Un père de famille nanterrien était jugé mardi 26 novembre pour n’avoir pas respecté son contrôle judiciaire. À quelques heures de la fin de celui-ci le 13 septembre dernier, il avait contacté des proches, militants jihadistes. L’homme, lui-même déjà condamné pour apologie du terrorisme et fiché S, a plaidé l’erreur de bonne foi. Il venait en effet de se voir notifier l’arrêt de son contrôle judiciaire. Cependant, ce dernier ne prenait fin que le lendemain à minuit.

L’homme est reparti libre du Tribunal de grand instance (TGI) de Nanterre mais a tout de même été condamné à une peine de prison ferme. Il devra se rapprocher du juge des libertés pour pouvoir, si possible, aménager sa peine. Lors de son audience, ses liens avec la mouvance islamiste radicale ont longtemps été discutés.

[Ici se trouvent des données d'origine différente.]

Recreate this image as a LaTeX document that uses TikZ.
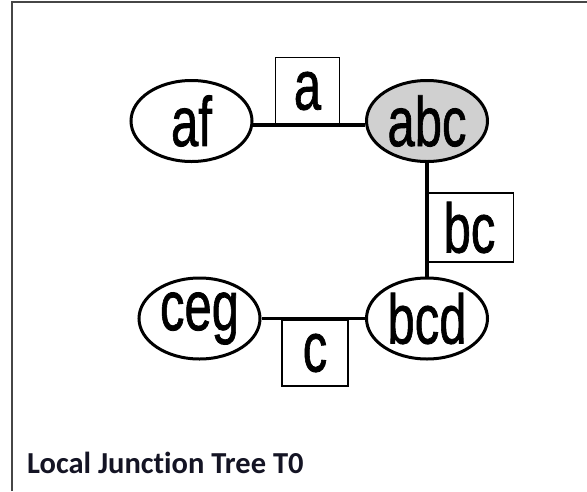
\documentclass[tikz,border=0pt]{standalone}
\usepackage{fontspec}
\usepackage{graphicx}
\setmainfont{Liberation Sans}
\newfontfamily\nodefont[FakeBold=1.2]{Liberation Sans}
\newfontfamily\titlefont[Ligatures=NoCommon]{Carlito}
\usetikzlibrary{shapes.geometric}
\definecolor{abcgray}{RGB}{208,208,208}
\definecolor{titlecol}{RGB}{20,20,36}
\definecolor{framegray}{RGB}{70,70,70}
\newcommand\narrowtxt[1]{\scalebox{0.7}[1]{#1}}
\begin{document}
\begin{tikzpicture}[x=1pt,y=-1pt,
  clique/.style={ellipse, draw, line width=3pt, minimum width=121pt, minimum height=81pt,
    inner sep=0pt, fill=white, font=\nodefont\fontsize{70}{70}\selectfont},
  sepbox/.style={draw, line width=1.1pt, inner sep=0pt, fill=white,
    font=\nodefont\fontsize{70}{70}\selectfont},
  conn/.style={line width=3.8pt},
  frameline/.style={line width=2pt, draw=framegray}]
\useasboundingbox (0,0) rectangle (587,491);
\fill[white] (0,0) rectangle (587,491);
\draw[frameline] (11.7,491) -- (11.7,1.7) -- (587,1.7);

\node[sepbox, minimum width=64pt, minimum height=67pt] (sa) at (307.5,91) {\narrowtxt{a}};
\node[sepbox, minimum width=88pt, minimum height=69pt] (sbc) at (469.5,227.5) {\narrowtxt{bc}};
\node[sepbox, minimum width=66pt, minimum height=66pt] (sc) at (315,353) {\narrowtxt{c}};

\node[clique] (af) at (191.5,121) {\narrowtxt{af}};
\node[clique, fill=abcgray] (abc) at (427,121) {\narrowtxt{abc}};
\node[clique] (ceg) at (199.5,318.5) {\narrowtxt{ceg}};
\node[clique] (bcd) at (427,318.5) {\narrowtxt{bcd}};

\draw[conn] (af.-4) -- (abc.184);
\draw[conn] (abc.south) -- (bcd.north);
\draw[conn] (ceg.east) -- (bcd.west);

\node[anchor=base west, inner sep=0pt, text=titlecol,
  font=\titlefont\bfseries\fontsize{30.5}{30.5}\selectfont] (title) at (27,473) {Local Junction Tree T0};
\end{tikzpicture}
\end{document}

« Ce sont des militants jihadistes », dénonce la procureure alors qu’elle interpelle le prévenu. Le quadragénaire nanterrien assure que « ce sont juste des liens fraternels et rien d’autre ». L’homme dans le box est accusé d’avoir contacté des amis, deux frères, alors que son contrôle judiciaire le lui interdisait pour encore quelques heures. Tous sont connus de la justice et des services de police pour appartenir à la mouvance islamiste radicale.

Lui a déjà été condamné pour apologie du terrorisme en avril dernier. Il avait écopé de quatre mois de prison avec sursis. Son contrôle judiciaire lui interdit alors de rentrer en contact avec ces deux proches et l’oblige à pointer au commissariat de Nanterre chaque jour. L’homme respecte à la lettre ses interdictions et obligations. Mais le 13 septembre, il se rend au commissariat pour un dernier pointage.

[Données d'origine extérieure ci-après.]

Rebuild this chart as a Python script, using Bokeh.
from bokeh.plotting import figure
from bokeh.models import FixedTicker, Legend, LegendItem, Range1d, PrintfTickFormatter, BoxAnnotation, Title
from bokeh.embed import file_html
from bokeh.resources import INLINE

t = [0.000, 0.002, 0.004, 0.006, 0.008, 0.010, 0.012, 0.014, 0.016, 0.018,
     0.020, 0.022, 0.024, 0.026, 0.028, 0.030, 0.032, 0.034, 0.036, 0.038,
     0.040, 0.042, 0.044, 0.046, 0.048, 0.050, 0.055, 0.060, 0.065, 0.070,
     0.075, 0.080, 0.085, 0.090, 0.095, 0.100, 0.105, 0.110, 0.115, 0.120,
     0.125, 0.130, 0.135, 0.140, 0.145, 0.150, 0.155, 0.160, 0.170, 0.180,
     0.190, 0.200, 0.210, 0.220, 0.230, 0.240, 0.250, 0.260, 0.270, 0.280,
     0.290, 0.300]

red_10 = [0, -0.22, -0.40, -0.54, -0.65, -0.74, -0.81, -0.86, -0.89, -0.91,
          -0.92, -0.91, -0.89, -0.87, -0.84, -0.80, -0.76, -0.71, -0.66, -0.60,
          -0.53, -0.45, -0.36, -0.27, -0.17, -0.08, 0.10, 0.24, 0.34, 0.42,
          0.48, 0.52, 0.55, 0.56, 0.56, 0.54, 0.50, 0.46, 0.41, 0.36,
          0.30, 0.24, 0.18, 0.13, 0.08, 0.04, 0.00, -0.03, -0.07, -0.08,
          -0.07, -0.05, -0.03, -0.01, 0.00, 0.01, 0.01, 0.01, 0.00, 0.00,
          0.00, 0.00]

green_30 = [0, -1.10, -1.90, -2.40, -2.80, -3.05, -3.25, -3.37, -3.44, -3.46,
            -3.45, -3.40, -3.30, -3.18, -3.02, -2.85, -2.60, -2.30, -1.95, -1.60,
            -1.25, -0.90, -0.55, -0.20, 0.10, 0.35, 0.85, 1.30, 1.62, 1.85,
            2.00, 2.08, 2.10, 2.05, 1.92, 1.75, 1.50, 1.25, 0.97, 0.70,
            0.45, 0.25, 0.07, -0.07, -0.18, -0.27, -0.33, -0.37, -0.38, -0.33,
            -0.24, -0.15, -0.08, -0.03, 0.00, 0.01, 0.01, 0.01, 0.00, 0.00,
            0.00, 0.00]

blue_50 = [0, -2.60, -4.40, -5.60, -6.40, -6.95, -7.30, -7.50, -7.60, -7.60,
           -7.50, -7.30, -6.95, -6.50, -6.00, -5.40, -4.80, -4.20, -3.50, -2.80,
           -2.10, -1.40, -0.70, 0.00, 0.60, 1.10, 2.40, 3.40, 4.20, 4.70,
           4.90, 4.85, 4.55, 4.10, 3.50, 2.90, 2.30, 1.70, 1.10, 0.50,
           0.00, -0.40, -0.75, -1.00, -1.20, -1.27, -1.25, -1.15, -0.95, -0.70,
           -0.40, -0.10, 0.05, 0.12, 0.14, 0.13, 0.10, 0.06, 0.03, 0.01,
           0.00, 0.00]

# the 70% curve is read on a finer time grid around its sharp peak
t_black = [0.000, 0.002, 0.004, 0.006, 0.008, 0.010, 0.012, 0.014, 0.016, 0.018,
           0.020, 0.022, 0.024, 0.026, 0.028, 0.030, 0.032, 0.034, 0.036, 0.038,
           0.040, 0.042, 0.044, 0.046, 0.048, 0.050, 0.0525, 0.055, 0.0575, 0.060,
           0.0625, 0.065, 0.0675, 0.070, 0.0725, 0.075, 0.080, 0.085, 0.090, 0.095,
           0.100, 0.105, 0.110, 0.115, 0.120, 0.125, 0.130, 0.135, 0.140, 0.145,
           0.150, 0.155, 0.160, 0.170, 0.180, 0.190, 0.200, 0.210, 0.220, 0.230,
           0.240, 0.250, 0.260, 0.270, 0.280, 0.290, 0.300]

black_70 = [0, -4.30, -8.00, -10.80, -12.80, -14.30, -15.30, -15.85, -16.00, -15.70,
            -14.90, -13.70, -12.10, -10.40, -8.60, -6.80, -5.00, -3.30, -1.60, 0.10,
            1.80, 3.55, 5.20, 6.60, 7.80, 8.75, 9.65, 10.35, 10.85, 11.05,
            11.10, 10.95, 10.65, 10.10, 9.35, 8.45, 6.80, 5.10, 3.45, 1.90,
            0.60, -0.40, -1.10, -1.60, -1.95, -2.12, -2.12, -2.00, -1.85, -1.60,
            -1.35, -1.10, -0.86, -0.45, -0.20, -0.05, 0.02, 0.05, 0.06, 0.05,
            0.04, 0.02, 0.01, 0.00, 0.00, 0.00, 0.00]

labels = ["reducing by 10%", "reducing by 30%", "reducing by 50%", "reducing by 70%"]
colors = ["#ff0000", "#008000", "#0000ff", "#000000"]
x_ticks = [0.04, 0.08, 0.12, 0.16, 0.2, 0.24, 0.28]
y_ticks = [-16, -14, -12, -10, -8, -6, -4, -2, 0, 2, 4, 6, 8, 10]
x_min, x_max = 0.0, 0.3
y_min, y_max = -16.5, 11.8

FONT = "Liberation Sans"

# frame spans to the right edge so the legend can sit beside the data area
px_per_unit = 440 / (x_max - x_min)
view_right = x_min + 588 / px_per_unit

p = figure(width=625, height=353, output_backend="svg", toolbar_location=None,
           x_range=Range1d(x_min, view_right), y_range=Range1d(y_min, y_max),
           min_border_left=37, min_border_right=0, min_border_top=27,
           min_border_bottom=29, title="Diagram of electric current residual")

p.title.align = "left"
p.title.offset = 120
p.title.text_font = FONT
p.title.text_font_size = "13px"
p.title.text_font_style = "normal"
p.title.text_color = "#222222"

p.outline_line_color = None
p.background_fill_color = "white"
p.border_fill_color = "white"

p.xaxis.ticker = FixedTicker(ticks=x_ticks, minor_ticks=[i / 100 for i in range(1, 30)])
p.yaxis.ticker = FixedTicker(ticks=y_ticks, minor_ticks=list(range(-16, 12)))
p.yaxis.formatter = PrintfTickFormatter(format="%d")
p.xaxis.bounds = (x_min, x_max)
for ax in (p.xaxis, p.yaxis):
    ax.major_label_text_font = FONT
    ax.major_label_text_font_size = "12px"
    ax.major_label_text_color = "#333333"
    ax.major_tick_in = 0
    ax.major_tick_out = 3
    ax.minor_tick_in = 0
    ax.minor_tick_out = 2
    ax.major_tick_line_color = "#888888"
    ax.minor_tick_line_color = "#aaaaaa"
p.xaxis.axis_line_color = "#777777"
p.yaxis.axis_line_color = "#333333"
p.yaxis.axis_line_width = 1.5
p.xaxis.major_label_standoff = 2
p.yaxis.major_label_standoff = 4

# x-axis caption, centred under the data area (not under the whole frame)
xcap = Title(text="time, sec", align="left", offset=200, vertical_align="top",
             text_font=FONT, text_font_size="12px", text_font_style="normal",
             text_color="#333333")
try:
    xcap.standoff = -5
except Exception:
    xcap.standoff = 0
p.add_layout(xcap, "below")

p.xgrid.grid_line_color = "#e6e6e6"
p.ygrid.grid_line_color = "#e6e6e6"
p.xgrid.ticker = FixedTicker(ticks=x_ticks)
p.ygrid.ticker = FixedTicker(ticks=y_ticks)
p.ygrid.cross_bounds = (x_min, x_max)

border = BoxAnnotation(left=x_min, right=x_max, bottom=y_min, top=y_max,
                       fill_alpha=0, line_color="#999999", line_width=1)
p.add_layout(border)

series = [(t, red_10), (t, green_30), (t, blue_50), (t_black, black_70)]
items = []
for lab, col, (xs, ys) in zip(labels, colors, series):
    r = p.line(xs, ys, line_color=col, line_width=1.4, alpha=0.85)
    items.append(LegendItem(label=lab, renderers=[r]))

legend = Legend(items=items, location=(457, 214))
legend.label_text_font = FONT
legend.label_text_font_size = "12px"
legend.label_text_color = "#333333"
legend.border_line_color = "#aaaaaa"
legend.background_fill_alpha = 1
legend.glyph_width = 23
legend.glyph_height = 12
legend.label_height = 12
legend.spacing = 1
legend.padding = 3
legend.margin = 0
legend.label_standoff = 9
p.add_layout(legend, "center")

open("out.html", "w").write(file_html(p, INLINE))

« On m’a remis une feuille qui annonçait la fin de la mesure sans aucune précision », explique le prévenu. Il contacte alors les deux frères par téléphone. « Je les connais depuis 40 ans », assure-t-il. Pourtant, l’arrêt de l’interdiction ne prenait fin que le 14 septembre 00 h 01. Le père de famille fiché S indique qu’il l’ignorait, une erreur tout à fait entendable pour son avocat qui précise que « pour un non-juriste, ce n’est pas étonnant ».

« C’était vraiment un accident, confie l’accusé. Je vous demande de croire ma bonne foi. » Jamais au cours de l’audience il ne concède que ses amis sont « des islamistes », comme les qualifie la procureure. Il explique simplement du bout des lèvres qu’ils « ont eu des problèmes avec la justice ». Son avocat, qui se trouve être aussi celui des deux frères, le suit et souligne qu’ils ont « tous les deux été relaxés ».

Ces deux frères qui sont au cœur de l’attention sont pourtant connus pour être des proches de Sid Ahmed Ghlam, le terroriste de l’attentat de Villejuif en 2015. « Ils ont été dénoncés par leurs collègues au lendemain des attentats de 2015 », illustre l’avocat de ses deux clients, salariés au service de sécurité de la RATP. Sans évoquer le sort du premier frère, il explique que le second « a fait l’objet d’une annulation de son assignation à résidence ». Aussi, son employeur a à nouveau accepté qu’il porte une arme.

« Ce n’est pas parce qu’il faut être vigilant qu’il faut faire n’importe quoi », s’emporte finalement l’avocat de la défense qui demande la relaxe de son client. « Il n’est jamais entré en contact avec eux durant tout son contrôle judiciaire, plaide-t-il. S’il l’a fait à ce moment, c’est qu’il pensait qu’il en avait le droit. » Soutenant l’erreur de bonne foi du père de famille, l’avocat est toutefois bousculé par la procureure.

« Il est connu pour pratiquer un islam rigoriste », s’inquiète-t-elle en évoquant la « dangerosité » du prévenu. Elle requiert ainsi un an de prison ferme contre le fiché S en plus de la révocation des quatre mois de sursis auxquels il avait précédemment été condamné. « Le défaut d’intention est criant dans cette affaire », plaide l’avocat de la défense après les réquisitions.

« Moralement c’est peut-être délicat, concède-t-il. Ça prenait effet à partir de minuit le lendemain enfin… » Finalement, le tribunal déclare le père de famille coupable d’avoir violé son contrôle judiciaire. Employé en CDI dans un grand magasin d’ameublement depuis plusieurs années, l’homme est condamné à une peine de six mois de prison ferme et à la révocation de son sursis. Cependant, aucun mandat de dépôt n’est prononcé. Lui qui était jusque-là en détention provisoire ressort donc libre du tribunal. Il pourra voir sa peine aménagée par un juge des libertés.

RAPPEL
Les condamnations en première instance ne sont pas définitives puisque susceptibles d’appel. Jusqu’à leur condamnation définitive, les prévenus sont donc toujours présumés innocents.